Song by Anthony Rapp, Adam Pascal, Daphne Rubin-Vega, Jesse L. Martin, Wilson Jermaine Heredia, Idina Menzel, Fredi Walker, and Taye Diggs

from the album Rent (Original Broadway Cast Recording)
- Genre: Show tune
- Length: 8:00 ("La Vie Bohème A") 1:53 ("La Vie Bohème B")
- Label: DreamWorks
- Songwriter: Jonathan Larson
- Producers: Arif Mardin; Steve Skinner;

= La Vie Bohème =

Song from the 1996 musical Rent

"La Vie Bohème" (French for 'The Bohemian Life') is a song from the 1996 musical Rent. It is a celebration of bohemianism, especially the type present in 1980s Alphabet City, Manhattan, which begins with a mocking of the character Benny's statement that "Bohemia is dead". The song features the characters of Rent listing ideas, people, trends, and other symbols of bohemianism and shouting out what and who inspires them, such as jazz poet Langston Hughes and counterculture-era comedian Lenny Bruce.
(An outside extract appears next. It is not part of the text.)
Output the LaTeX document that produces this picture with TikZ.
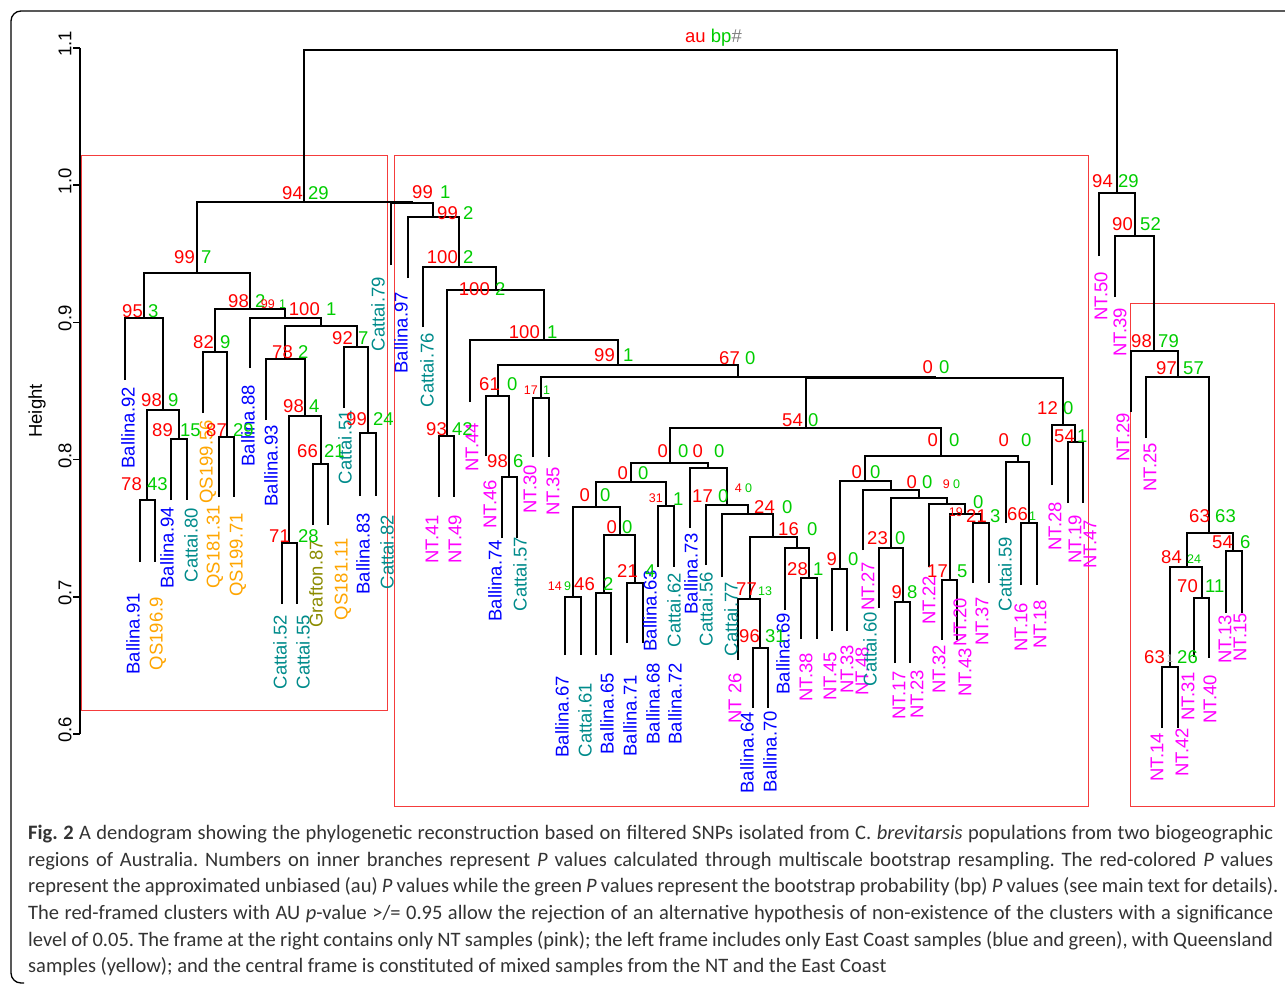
\documentclass[tikz,border=0pt]{standalone}
\usepackage{fontspec}
\setmainfont{Liberation Sans}
\newfontfamily\capfont{Carlito}
\definecolor{cB}{RGB}{0,0,255}
\definecolor{cT}{RGB}{0,139,139}
\definecolor{cO}{RGB}{255,165,0}
\definecolor{cG}{RGB}{139,139,0}
\definecolor{cM}{RGB}{255,0,255}
\definecolor{cR}{RGB}{255,0,0}
\definecolor{cF}{RGB}{245,60,60}
\definecolor{cGr}{RGB}{0,205,0}
\definecolor{cCap}{RGB}{51,51,51}
\frenchspacing
\begin{document}
\begin{tikzpicture}[x=1pt,y=-1pt,
  dline/.style={line width=2pt,black},
  fr/.style={draw=cF,line width=1pt},
  lf/.style={rotate=90,inner sep=0pt,font=\fontsize{18.5}{20}\selectfont},
  aul/.style={text=cR,inner sep=0pt,font=\fontsize{18.5}{20}\selectfont},
  bpl/.style={text=cGr,inner sep=0pt,font=\fontsize{18.5}{20}\selectfont},
  aus/.style={text=cR,inner sep=0pt,font=\fontsize{12.5}{14}\selectfont},
  bps/.style={text=cGr,inner sep=0pt,font=\fontsize{12.5}{14}\selectfont},
  axl/.style={rotate=90,inner sep=0pt,font=\fontsize{18.5}{20}\selectfont},
  capt/.style={inner sep=0pt,text=cCap,font=\capfont\fontsize{20.5}{22}\selectfont\frenchspacing}]
\useasboundingbox (0,0) rectangle (1285,985);
% outer frame
\draw[line width=1.3pt,rounded corners=10pt] (1285,11) -- (11,11) -- (11,983) -- (24,983);
% title
\node[inner sep=0pt,anchor=base west,font=\fontsize{18.5}{20}\selectfont] (title) at (685,42)
  {\textcolor{cR}{au} \textcolor{cGr}{bp}\textcolor{gray}{\#}};
% axis
\draw[line width=1.5pt] (80,48) -- (80,734);
\foreach \t/\y in {1.1/48,1.0/185.2,0.9/322.4,0.8/459.6,0.7/596.8,0.6/734} {
  \draw[line width=1.5pt] (73,\y) -- (80,\y);
  \node[axl] at (65,\y-4) {\t};
}
\node[axl] (ylab) at (37,411) {Height};
% red frames
\draw[fr] (81.5,155) rectangle (387,710);
\draw[fr] (394,155) rectangle (1088,806);
\draw[fr] (1130,303) rectangle (1274,806);
% leaves
\foreach \n/\x/\y in {1/125/380,2/140/562,3/155/562,4/171/500,5/187/500,6/203/413,7/219/497,8/234/497,
  9/250/368,10/266/420,11/282/604,12/297/604,13/313/525,14/328/525,15/344/408,16/360/496,17/376/496,18/391/265,
  19/408/278,20/423/327,21/439/497,22/454/497,23/470/402,24/486/456,25/502/538,26/517/538,27/533/457,28/549/457,
  29/565/655,30/581/655,31/596/655,32/611/655,33/627/643,34/643/643,35/658/567,36/674/567,37/690/528,38/706/565,
  39/722/577,40/738/660,41/753/708,42/768/708,43/785/610,44/801/639,45/817/639,46/832/631,47/847/631,48/863/550,
  49/879/608,50/895/663,51/910/663,52/929/567,53/942/640,54/957/640,55/973/583,56/989/583,57/1006/523,58/1021/585,
  59/1037/585,60/1052/485,61/1068/503,62/1083/503,63/1099/256,64/1115/297,65/1131/412,66/1146/438,67/1162/728,
  68/1178/728,69/1194/657,70/1209/658,71/1226/613,72/1242/613}
  \coordinate (l\n) at (\x,\y);
% internal nodes
\foreach \n/\x/\y in {root/710/50,n94/304/202,n997/197/273,nB/144/318,nD/163/410,nE/147/500,nF/179/439,
  nC/250/309,nG/215/352,nI/227/437,nH/285/318,nJ/321/326,nK/285/359,nM/305/416,nN/289/543,nO/321/464,
  nL/357/347,nP/368/433,n991/412/203,n992/433/217,nQ/459/267,nR/496/290,nS/447/436,nT/544/340,nU/618/365,
  nV/498/396,nX/509/477,nW/738/377,nY/541/398,nZ/935/378,nAB/1063/425,nAC/1075/442,nAA/806/428,nAD/670/463,
  nAF/631/482,nAH/596/507,nAJ/573/597,nAK/620/535,nAL/604/593,nAM/635/583,nAI/666/506,nAG/708/468,
  nAN/727/505,nAO/748/514,nAP/773/537,nAR/750/599,nBF/760/648,nAQ/797/548,nAS/809/578,nAE/941/456,
  nAT/865/481,nBC/840/569,nAU/891/490,nAV/919/498,nBD/891/548,nBE/903/602,nAW/947/504,nAX/965/514,
  nAY/950/580,nAZ/981/523,nBA/1018/462,nBB/1029/523,nBG/1117/193,nBH/1135/236,nBI/1154/351,nBJ/1178/377,
  nBK/1209/533,nBL/1187/567,nBN/1170/667,nBO/1202/598,nBM/1233/551}
  \coordinate (\n) at (\x,\y);
% edges
\foreach \a/\p/\b in {n94/root/nBG,n997/n94/n991,nB/n997/nC,l1/nB/nD,nE/nD/nF,l2/nE/l3,l4/nF/l5,
  nG/nC/nH,l6/nG/nI,l7/nI/l8,l9/nH/nJ,nK/nJ/nL,l10/nK/nM,nN/nM/nO,l11/nN/l12,l13/nO/l14,l15/nL/nP,l16/nP/l17,
  l18/n991/n992,l19/n992/nQ,l20/nQ/nR,nS/nR/nT,l21/nS/l22,l23/nT/nU,nV/nU/nW,l24/nV/nX,l25/nX/l26,
  nY/nW/nZ,l27/nY/l28,nAA/nZ/nAB,l60/nAB/nAC,l61/nAC/l62,nAD/nAA/nAE,nAF/nAD/nAG,nAH/nAF/nAI,
  nAJ/nAH/nAK,l29/nAJ/l30,nAL/nAK/nAM,l31/nAL/l32,l33/nAM/l34,l35/nAI/l36,l37/nAG/nAN,l38/nAN/nAO,
  l39/nAO/nAP,nAR/nAP/nAQ,l40/nAR/nBF,l41/nBF/l42,l43/nAQ/nAS,l44/nAS/l45,nAT/nAE/nBA,nBC/nAT/nAU,
  l46/nBC/l47,l48/nAU/nAV,nBD/nAV/nAW,l49/nBD/nBE,l50/nBE/l51,l52/nAW/nAX,nAY/nAX/nAZ,l53/nAY/l54,
  l55/nAZ/l56,l57/nBA/nBB,l58/nBB/l59,l63/nBG/nBH,l64/nBH/nBI,l65/nBI/nBJ,l66/nBJ/nBK,nBL/nBK/nBM,
  nBN/nBL/nBO,l67/nBN/l68,l69/nBO/l70,l71/nBM/l72}
  \draw[dline] (\a) |- (\p) -| (\b);
% leaf labels
\foreach \nm/\t/\c/\x/\y in {
  tA/Ballina.92/cB/128/387, tB/Ballina.91/cB/133/593, tC/QS196.9/cO/158/597, tD/Ballina.94/cB/167/507,
  tE/Cattai.80/cT/191/508, tF/QS199.56/cO/208/420, tG/QS181.31/cO/215/505, tH/QS199.71/cO/238/513,
  tI/Ballina.88/cB/248/385, tJ/Ballina.93/cB/271/425, tK/Cattai.52/cT/280/615, tL/Cattai.55/cT/303/615,
  tM/Grafton.87/cG/316/540, tN/QS181.11/cO/343/538, tO/Cattai.51/cT/345/410, tP/Ballina.83/cB/363/513,
  tQ/Cattai.82/cT/387/515, tR/Cattai.79/cT/378/277,
  tS/Ballina.97/cB/401/292, tT/Cattai.76/cT/427/333, tU/NT.41/cM/432/515, tV/NT.49/cM/455/515,
  tW/NT.44/cM/472/423, tX/NT.46/cM/490/480, tY/Ballina.74/cB/495/540, tZ/Cattai.57/cT/520/537,
  ua/NT.30/cM/530/465, ub/NT.35/cM/553/467, uc/Ballina.67/cB/562/676, ud/Cattai.61/cT/585/683,
  ue/Ballina.65/cB/607/673, uf/Ballina.71/cB/630/675, ug/Ballina.68/cB/653/663, uh/Ballina.72/cB/675/663,
  ui/Ballina.63/cB/650/570, uj/Cattai.62/cT/674/573, uk/Ballina.73/cB/691/533, ul/Cattai.56/cT/706/572,
  um/Cattai.77/cT/731/582, un/NT 26/cM/735/673, uo/Ballina.64/cB/747/712, up/Ballina.70/cB/770/711,
  uq/Ballina.69/cB/783/613, ur/NT.38/cM/806/653, us/NT.45/cM/830/652, ut/NT.33/cM/847/645,
  uu/NT.48/cM/862/647, uv/Cattai.60/cT/870/612, uw/NT.27/cM/868/562, ux/NT.17/cM/899/671,
  uy/NT.23/cM/917/670, uz/NT.22/cM/929/576, va/NT.32/cM/939/645, vb/NT.43/cM/965/648,
  vc/NT.20/cM/960/598, vd/NT.37/cM/982/597, ve/Cattai.59/cT/1005/537, vf/NT.16/cM/1021/603,
  vg/NT.18/cM/1040/600, vh/NT.28/cM/1055/502, vi/NT.19/cM/1075/515, vj/NT.47/cM/1090/520,
  vk/NT.50/cM/1101/272, vl/NT.39/cM/1120/308, vm/NT.29/cM/1123/413, vn/NT.25/cM/1150/443,
  vo/NT.13/cM/1225/615, vp/NT.15/cM/1240/613, vq/NT.14/cM/1157/733, vr/NT.42/cM/1182/728,
  vs/NT.31/cM/1188/672, vt/NT.40/cM/1210/675}
  \node[lf,text=\c,anchor=east] (\nm) at (\x,\y) {\t};
% au / bp values
\foreach \nm/\ar/\bl/\y/\au/\bp in {
  p94/303/308/199/94/29, p997/195/201/263/99/7, pB/143/148/317/95/3, pD/162/168/406/98/9,
  pE/142/147/490/78/43, pF/173/180/436/89/15, pC/249/255/307/98/2, pJ/320/326/315/100/1,
  pG/214/220/348/82/9, pI/227/233/436/87/29, pK/293/298/358/78/2, pL/353/358/344/92/7,
  pM/304/309/412/98/4, pN/290/298/542/71/28, pO/318/324/457/66/21, pP/367/373/425/99/24,
  p991/433/440/198/99/1, p992/458/463/219/99/2, pQ/458/463/263/100/2, pR/490/495/295/100/2,
  pS/447/452/435/93/42, pT/540/547/338/100/1, pU/615/623/361/99/1, pW/740/745/364/67/0,
  pV/500/507/390/61/0, pX/508/513/467/98/6, pZ/933/939/373/0/0, pAB/1058/1063/414/12/0,
  pAC/1075/1077/442/54/1, pAA/803/808/426/54/0, pAE/938/949/446/0/0, pBA/1009/1021/446/0/0,
  pAD/668/678/457/0/0, pAG/703/714/457/0/0, pAF/628/638/479/0/0, pAH/590/600/501/0/0,
  pAK/617/622/533/0/0, pAL/595/603/590/46/2, pAM/638/645/577/21/4, pAN/713/718/502/17/0,
  pAP/775/782/513/24/0, pAQ/799/807/535/16/0, pBF/760/765/642/96/31, pAS/808/813/575/28/1,
  pBC/837/848/565/9/0, pAT/862/870/478/0/0, pBD/888/895/544/23/0, pAV/917/922/488/0/0,
  pAZ/987/990/522/21/3, pAY/948/957/577/17/5, pBE/902/907/598/9/8,
  pBG/1113/1118/187/94/29, pBH/1133/1140/230/90/52, pBI/1152/1158/347/98/79, pBJ/1177/1183/374/97/57,
  pBK/1210/1215/522/63/63, pBM/1233/1240/548/54/6, pBN/1165/1177/663/63/26, pBO/1198/1205/592/70/11}
  {\node[aul,anchor=base east] (\nm a) at (\ar,\y) {\au};
   \node[bpl,anchor=base west] (\nm b) at (\bl,\y) {\bp};}
\foreach \nm/\ar/\bl/\y/\au/\bp in {
  pH/275/279/308/99/1, pY/538/543/394/17/1, pAJ/562/564/590/14/9, pAO/742/745/492/4/0, pAW/950/953/488/9/0}
  {\node[aus,anchor=base east] (\nm a) at (\ar,\y) {\au};
   \node[bps,anchor=base west] (\nm b) at (\bl,\y) {\bp};}
\node[aus,anchor=base east] (pAIa) at (663,502) {31};
\node[bpl,anchor=base west] (pAIb) at (673,505) {1};
\node[aul,anchor=base east] (pARa) at (757,595) {77};
\node[bps,anchor=base west] (pARb) at (758,595) {13};
\node[aul,anchor=base east] (pBBa) at (1028,520) {66};
\node[bps,anchor=base west] (pBBb) at (1029,520) {1};
\node[aul,anchor=base east] (pBLa) at (1182,563) {84};
\node[bps,anchor=base west] (pBLb) at (1187,563) {24};
\node[aus,anchor=base east] (pAXa) at (963,516) {19};
\node[bpl,anchor=base west] (pAXb) at (973,508) {0};
\node[inner sep=0pt,text=gray!60,font=\fontsize{11}{12}\selectfont,anchor=base] (pBNc) at (1170,662) {1};
% caption
\node[capt,anchor=base west] (cap1) at (28,839) {\makebox[1245pt][s]{\textbf{Fig. 2} A dendogram showing the phylogenetic reconstruction based on filtered SNPs isolated from C. \textit{brevitarsis} populations from two biogeographic}};
\node[capt,anchor=base west] (cap2) at (28,866) {\makebox[1245pt][s]{regions of Australia. Numbers on inner branches represent \textit{P} values calculated through multiscale bootstrap resampling. The red-colored \textit{P} values}};
\node[capt,anchor=base west] (cap3) at (28,892) {\makebox[1250pt][s]{represent the approximated unbiased (au) \textit{P} values while the green \textit{P} values represent the bootstrap probability (bp) \textit{P} values (see main text for details).}};
\node[capt,anchor=base west] (cap4) at (28,919) {\makebox[1245pt][s]{The red-framed clusters with AU \textit{p}-value >/= 0.95 allow the rejection of an alternative hypothesis of non-existence of the clusters with a significance}};
\node[capt,anchor=base west] (cap5) at (28,946) {\makebox[1245pt][s]{level of 0.05. The frame at the right contains only NT samples (pink); the left frame includes only East Coast samples (blue and green), with Queensland}};
\node[capt,anchor=base west] (cap6) at (28,972) {samples (yellow); and the central frame is constituted of mixed samples from the NT and the East Coast};
\end{tikzpicture}
\end{document}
The song is broken into two parts, labeled "La Vie Bohème A" and "La Vie Bohème B"; between the two halves of the song is an interlude ("I Should Tell You") featuring a romantic duet between the characters Roger and Mimi, during which they each learn that the other is HIV+ and tentatively decide to begin a relationship together. In the stage musical, the second part of the song opens with a brief dialogue between the characters Maureen and Joanne discussing a protest instigated by Maureen earlier in the play, before the cast continues the celebration of bohemianism. La Vie Bohème concludes Act 1, the first act of two in Rent.